Cheney issues warning to Russia
CERNOBBIO, Italy: Vice President Dick Cheney on Saturday denounced Russia's war against Georgia as evidence of a pattern of "troublesome and unhelpful actions" that threatened peace from Central Asia to the Middle East to Europe.
Cheney, speaking at an international conference here beside Lake Como, said that Russia now faced a choice between cooperation and isolation, and he urged European nations to join the United States in unambiguously supporting Georgia, Ukraine and other new democracies in Russia's shadow.
"Does Russia really want to separate itself from the community of values that has fueled so much of its own economic progress?" Cheney asked an annual gathering of political leaders and business executives organized by the European House-Ambrosetti, a private consultancy. "Does the Russian government really wish to operate in the modern world as an outsider, alienating free countries and trying to rally the world's dictatorships?"

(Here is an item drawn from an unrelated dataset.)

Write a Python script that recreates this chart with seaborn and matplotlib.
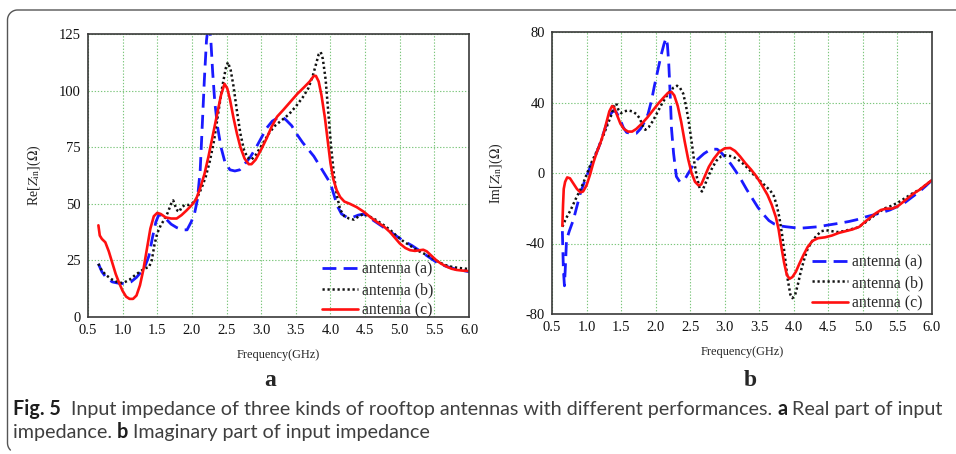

Cheney noted Russia's reduction of oil to the Czech Republic after it agreed to build a missile defense radar station and also a Russian suggestion that Poland would be making itself a target if it agreed to deploy missile interceptors. He also cited threats and economic pressure directed against Ukraine and the Baltic states.
"That is no way for a responsible power to conduct itself," Cheney said. "And it reflects the discredited notion that any country can claim an exclusion zone of authority, to be held together by muscle and threats."
Even as he declared the cold war a thing of the past, he warned that Russia's recognition of Abkhazia and South Ossetia, if not reversed, could lead to new divisions and conflicts on Europe's eastern borders.
"We know that if one country is allowed to unilaterally redraw the borders of another, it will happen and it will happen again," he said. "We know that if we permit a new line to be drawn across Europe, that line will be drawn."